C'est le carnaval la nuit, au son du vrombissement des hélicoptères de police et du fracassement des vitrines, et la foire d'empoigne le jour.

Des dissidents qui perturbent une conférence de presse de Martine Desjardins et de Léo Bureau-Blouin en criant «Fuck la FEUQ et la FECQ» et en agitant une banderole proclamant que la contre-offre des deux leaders étudiants, c'est «de la bouette pis des miettes».

Une opposition officielle qui alimente la fronde et se comporte comme un groupe de pression radical, pendant que des artistes qui n'ont jamais regardé un budget gouvernemental jouent la mouche du coche, et que des têtes grises essaient de s'acheter une jeunesse en devenant des «Bon Chic Bon Rouge» (variante de BCBG).

Des injonctions que personne ne peut faire respecter. Des milliers d'étudiants privés de cours par leurs propres camarades et dans certains cas par leurs propres professeurs, qui les empêchent physiquement d'entrer au collège. Des directeurs de cégeps confits dans leur rôle de potiche.

Pendant que des milliers d'étudiants risquent de perdre leur année et leur emploi d'été et de voir chavirer leurs projets pour l'an prochain, pendant que des milliers d'étudiants risquent de grossir le contingent des décrocheurs parce qu'ils seront incapables de suivre des cours de rattrapage bâclés, les adultes qui participent au carnaval - les professeurs en particulier - empochent chaque semaine leur salaire et leurs avantages sociaux, tout en encourageant les jeunes à poursuivre ce mouvement de grève suicidaire. Bonjour, la solidarité entre les générations!

Au Collège de Maisonneuve, où 16 étudiants avaient obtenu une injonction obligeant la reprise des cours, les carrés rouges, accompagnés de professeurs, ont érigé dès l'aube autour du collège un blocus où se trouvaient des individus masqués.

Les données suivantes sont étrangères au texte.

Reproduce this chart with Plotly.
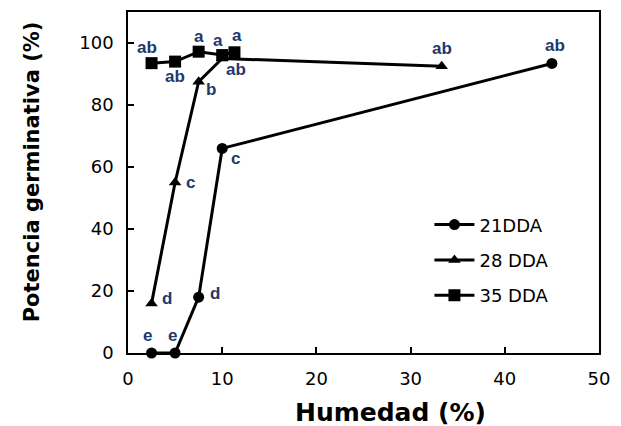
import plotly.graph_objects as go

humedad_21 = [2.5, 5, 7.5, 10, 45]
potencia_21 = [0, 0, 18, 66, 93.4]
letras_21 = ["e", "e", "d", "c", "ab"]

humedad_28 = [2.5, 5, 7.5, 10, 33.3]
potencia_28 = [16, 55, 87.5, 95, 92.5]
letras_28 = ["d", "c", "b", "ab", "ab"]

humedad_35 = [2.5, 5, 7.5, 10, 11.3]
potencia_35 = [93.5, 94, 97.2, 96.1, 97]
letras_35 = ["ab", "ab", "a", "a", "a"]

series_names = ["21DDA", "28 DDA", "35 DDA"]
x_ticks = [0, 10, 20, 30, 40, 50]
y_ticks = [0, 20, 40, 60, 80, 100]

# label offsets (px) per point: style only
off_21 = [(-4, 18), (-3, 18), (16, 4), (13, -10), (3, 18)]
off_28 = [(15, 5), (15, 0), (12, -8), (14, -11), (0, 18)]
off_35 = [(-5, 16), (0, -15), (0, 15), (-4, 15), (3, 17)]

fig = go.Figure()
specs = [
    (humedad_21, potencia_21, series_names[0], "circle", 11),
    (humedad_28, potencia_28, series_names[1], "triangle-up", 11),
    (humedad_35, potencia_35, series_names[2], "square", 12),
]
for i, (x, y, name, sym, sz) in enumerate(specs):
    fig.add_trace(go.Scatter(
        x=x, y=y, name=name, mode="lines+markers", legendgroup=f"g{i}",
        line=dict(color="black", width=3),
        marker=dict(symbol=sym, size=sz, color="black"),
        cliponaxis=False,
    ))

lab_color = "#22386b"
for xs, ys, labs, offs in [
    (humedad_21, potencia_21, letras_21, off_21),
    (humedad_28, potencia_28, letras_28, off_28),
    (humedad_35, potencia_35, letras_35, off_35),
]:
    for x, y, t, (dx, dy) in zip(xs, ys, labs, offs):
        fig.add_annotation(x=x, y=y, text=t, showarrow=False,
                           xshift=dx, yshift=dy,
                           font=dict(family="Arial, Liberation Sans", size=17,
                                     color=lab_color, weight="bold"))

# axis titles
fig.add_annotation(text="Humedad (%)", xref="paper", yref="paper",
                   x=0.557, y=0, yshift=-59, xanchor="center", yanchor="middle",
                   showarrow=False,
                   font=dict(family="DejaVu Sans", size=25, color="black", weight="bold"))
fig.add_annotation(text="Potencia germinativa (%)", xref="paper", yref="paper",
                   x=0, xshift=-96, y=0.53, xanchor="center", yanchor="middle",
                   textangle=-90, showarrow=False,
                   font=dict(family="DejaVu Sans", size=21, color="black", weight="bold"))

axis_common = dict(
    showline=True, linecolor="black", linewidth=1.5, mirror=True,
    ticks="inside", ticklen=6, tickcolor="black", tickwidth=1.5,
    showgrid=False, zeroline=False, automargin=False,
    ticklabelstandoff=9,
    tickfont=dict(family="DejaVu Sans", size=18, color="black"),
)
fig.update_xaxes(range=[0, 50], tickvals=x_ticks, **axis_common)
fig.update_yaxes(range=[0, 110], tickvals=y_ticks, **axis_common)

# page body adds an 8px margin, so the figure is 8px smaller and shifted
fig.update_layout(
    width=613, height=418,
    margin=dict(l=120, r=22, t=4, b=73),
    paper_bgcolor="white", plot_bgcolor="white",
    showlegend=True,
    legend=dict(x=0.64, y=0.43, xanchor="left", yanchor="top",
                bgcolor="rgba(0,0,0,0)", itemwidth=40, tracegroupgap=9,
                traceorder="grouped",
                font=dict(family="DejaVu Sans", size=18, color="black")),
)

fig.write_html("out.html")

Les malheureux dissidents, terrorisés, se sont même fait houspiller par deux professeurs de l'UQAM qui les ont traités d'individualistes et d'égoïstes!

Dans le même cégep, les leaders étudiants ont annulé l'assemblée qui devait se prononcer sur la reconduction de la grève, sous prétexte que «seulement» 60% des membres la réclamaient, alors qu'il en aurait fallu 66% (sic) - une règle-maison farfelue qui n'existe dans aucun «vrai» syndicat.

Dans plusieurs cégeps, les assemblées qui ont voté pour la grève se sont prolongées pendant plus de cinq, six heures, à coup de procédures dilatoires... l'objectif étant évidemment de pousser les non-militants excédés à quitter les lieux. Après quoi, bingo! La grève est votée!

D'où sortent ces pratiques totalitaires qui vont à l'encontre de l'a.b.c. de la démocratie syndicale et qu'il faut bien qualifier d'intimidation à grande échelle?

On n'est pas naïf, ces tactiques ne datent pas d'hier: elles sortent du petit manuel du parfait militant d'extrême gauche ou d'extrême droite. Mais comment se fait-il que tout cela soit cautionné par les organisations démocratiques que sont les centrales syndicales et le PQ?

On n'est pas naïf, on sait bien que les syndicalistes professionnels et les péquistes instrumentalisent le conflit à leurs propres fins, car il y a belle lurette que cette crise n'a plus rien à voir avec les droits de scolarité et tout à voir avec la politique, mais cela justifie-t-il la manipulation d'une masse de jeunes?

Comment, par ailleurs, accepter que la CSN et la FTQ financent la fronde étudiante à même les cotisations syndicales de leurs travailleurs, dont la plupart sont des ouvriers et des techniciens qui n'ont jamais eu la chance d'aller à l'université et dont les enfants, peut-être, n'en bénéficieront pas? Ne parlons pas des syndicats d'enseignants. Ne parlons pas des enseignants qui osent intimider leurs propres élèves. Ils déshonorent leur profession.